> [Task directions] All of the lines below are to be transcribed faithfully, with pictures excluded from the copy.

Entries with chart source code
========
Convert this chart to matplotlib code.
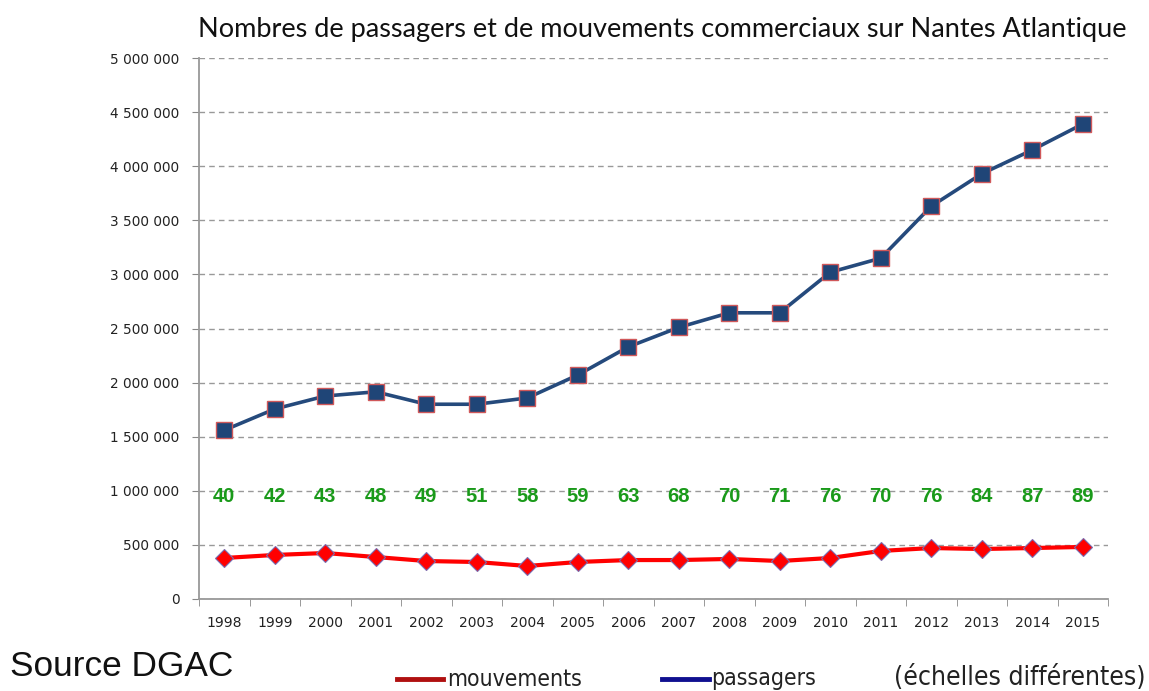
import numpy as np
import matplotlib.pyplot as plt
from matplotlib.lines import Line2D

years = [str(y) for y in range(1998, 2016)]
passagers = [1560000, 1756000, 1876000, 1915000, 1800000, 1800000, 1858000, 2070000,
             2330000, 2510000, 2645000, 2645000, 3020000, 3150000, 3630000, 3930000,
             4150000, 4390000]
mouvements = [379000, 407000, 425000, 388000, 351000, 342000, 305000, 342000,
              360000, 360000, 370000, 351000, 379000, 444000, 471000, 462000,
              471000, 481000]
green_labels = [40, 42, 43, 48, 49, 51, 58, 59, 63, 68, 70, 71, 76, 70, 76, 84, 87, 89]
y_ticks = list(range(0, 5000001, 500000))

fig = plt.figure(figsize=(11.49, 6.91), dpi=100)
ax = fig.add_axes([199/1149, 1 - 599/691, (1108-199)/1149, (599-58)/691])

x = np.arange(len(years))
ax.plot(x, passagers, color='#254a7c', lw=2.6, marker='s', markersize=11,
        markerfacecolor='#1f4577', markeredgecolor='#d0585a', markeredgewidth=1.0, zorder=4)
ax.plot(x, mouvements, color='#ff0000', lw=3.0, marker='D', markersize=9,
        markerfacecolor='#ff0000', markeredgecolor='#7a6cb0', markeredgewidth=0.8, zorder=4)

for xi, v in zip(x, green_labels):
    ax.text(xi, 945000, str(v), color='#1a9a1a', fontsize=14.5, fontweight='bold',
            ha='center', va='center', family='Liberation Sans')

ax.set_xlim(-0.5, len(years) - 0.5)
ax.set_ylim(0, 5000000)
ax.set_yticks(y_ticks)
ax.set_yticklabels([f"{v:,}".replace(',', ' ') for v in y_ticks], fontsize=9.8,
                   family='DejaVu Sans', color='#222222')
ax.yaxis.grid(True, linestyle=(0, (4, 3)), color='#999999', lw=1.0)
ax.set_axisbelow(True)

ax.set_xticks(x)
ax.set_xticklabels(years, fontsize=10, color='#222222')
ax.set_xticks(np.arange(-0.5, len(years), 1), minor=True)
ax.tick_params(axis='x', which='major', length=0, pad=12)
ax.tick_params(axis='x', which='minor', length=5, color='#888888')
ax.tick_params(axis='y', length=5, color='#888888', pad=9)

for s in ['top', 'right']:
    ax.spines[s].set_visible(False)
ax.spines['left'].set_color('#999999')
ax.spines['bottom'].set_color('#999999')
ax.spines['left'].set_linewidth(1.3)
ax.spines['bottom'].set_linewidth(1.3)

fig.text(662/1149, 1 - 29/691, "Nombres de passagers et de mouvements commerciaux sur Nantes Atlantique",
         ha='center', va='center', fontsize=19.5, family='Lato', color='#111111')

fig.text(10/1149, 1 - 667/691, "Source DGAC", ha='left', va='center', fontsize=25.4,
         family='Liberation Sans', color='#111111')

narrow = dict(family='DejaVu Sans', fontstretch='condensed', color='#222222')
fig.add_artist(Line2D([397/1149, 443/1149], [1 - 679/691, 1 - 679/691], color='#b01010', lw=3.5))
fig.text(447/1149, 1 - 679/691, "mouvements", ha='left', va='center', fontsize=16.5, **narrow)
fig.add_artist(Line2D([662/1149, 709/1149], [1 - 679/691, 1 - 679/691], color='#101090', lw=3.5))
fig.text(711/1149, 1 - 679/691, "passagers", ha='left', va='center', fontsize=16.5, **narrow)
fig.text(1145/1149, 1 - 678/691, "(échelles différentes)", ha='right', va='center', fontsize=19,
         **narrow)

plt.savefig('out.png', dpi=100)
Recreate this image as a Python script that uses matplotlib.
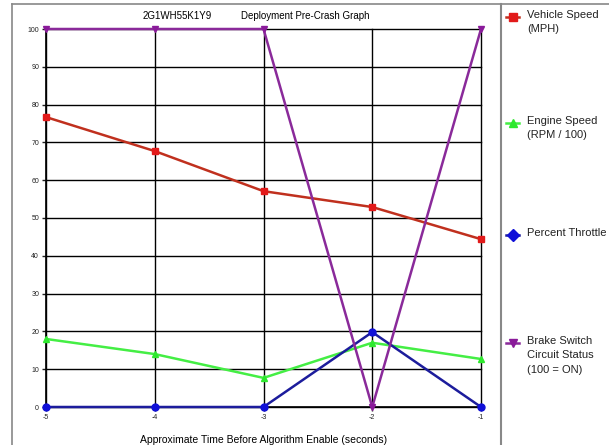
========
> [Written solution]
Convert this chart to matplotlib code.
import numpy as np
import matplotlib.pyplot as plt
from matplotlib.lines import Line2D

years = [str(y) for y in range(1998, 2016)]
passagers = [1560000, 1756000, 1876000, 1915000, 1800000, 1800000, 1858000, 2070000,
             2330000, 2510000, 2645000, 2645000, 3020000, 3150000, 3630000, 3930000,
             4150000, 4390000]
mouvements = [379000, 407000, 425000, 388000, 351000, 342000, 305000, 342000,
              360000, 360000, 370000, 351000, 379000, 444000, 471000, 462000,
              471000, 481000]
green_labels = [40, 42, 43, 48, 49, 51, 58, 59, 63, 68, 70, 71, 76, 70, 76, 84, 87, 89]
y_ticks = list(range(0, 5000001, 500000))

fig = plt.figure(figsize=(11.49, 6.91), dpi=100)
ax = fig.add_axes([199/1149, 1 - 599/691, (1108-199)/1149, (599-58)/691])

x = np.arange(len(years))
ax.plot(x, passagers, color='#254a7c', lw=2.6, marker='s', markersize=11,
        markerfacecolor='#1f4577', markeredgecolor='#d0585a', markeredgewidth=1.0, zorder=4)
ax.plot(x, mouvements, color='#ff0000', lw=3.0, marker='D', markersize=9,
        markerfacecolor='#ff0000', markeredgecolor='#7a6cb0', markeredgewidth=0.8, zorder=4)

for xi, v in zip(x, green_labels):
    ax.text(xi, 945000, str(v), color='#1a9a1a', fontsize=14.5, fontweight='bold',
            ha='center', va='center', family='Liberation Sans')

ax.set_xlim(-0.5, len(years) - 0.5)
ax.set_ylim(0, 5000000)
ax.set_yticks(y_ticks)
ax.set_yticklabels([f"{v:,}".replace(',', ' ') for v in y_ticks], fontsize=9.8,
                   family='DejaVu Sans', color='#222222')
ax.yaxis.grid(True, linestyle=(0, (4, 3)), color='#999999', lw=1.0)
ax.set_axisbelow(True)

ax.set_xticks(x)
ax.set_xticklabels(years, fontsize=10, color='#222222')
ax.set_xticks(np.arange(-0.5, len(years), 1), minor=True)
ax.tick_params(axis='x', which='major', length=0, pad=12)
ax.tick_params(axis='x', which='minor', length=5, color='#888888')
ax.tick_params(axis='y', length=5, color='#888888', pad=9)

for s in ['top', 'right']:
    ax.spines[s].set_visible(False)
ax.spines['left'].set_color('#999999')
ax.spines['bottom'].set_color('#999999')
ax.spines['left'].set_linewidth(1.3)
ax.spines['bottom'].set_linewidth(1.3)

fig.text(662/1149, 1 - 29/691, "Nombres de passagers et de mouvements commerciaux sur Nantes Atlantique",
         ha='center', va='center', fontsize=19.5, family='Lato', color='#111111')

fig.text(10/1149, 1 - 667/691, "Source DGAC", ha='left', va='center', fontsize=25.4,
         family='Liberation Sans', color='#111111')

narrow = dict(family='DejaVu Sans', fontstretch='condensed', color='#222222')
fig.add_artist(Line2D([397/1149, 443/1149], [1 - 679/691, 1 - 679/691], color='#b01010', lw=3.5))
fig.text(447/1149, 1 - 679/691, "mouvements", ha='left', va='center', fontsize=16.5, **narrow)
fig.add_artist(Line2D([662/1149, 709/1149], [1 - 679/691, 1 - 679/691], color='#101090', lw=3.5))
fig.text(711/1149, 1 - 679/691, "passagers", ha='left', va='center', fontsize=16.5, **narrow)
fig.text(1145/1149, 1 - 678/691, "(échelles différentes)", ha='right', va='center', fontsize=19,
         **narrow)

plt.savefig('out.png', dpi=100)
Recreate this image as a Python script that uses matplotlib.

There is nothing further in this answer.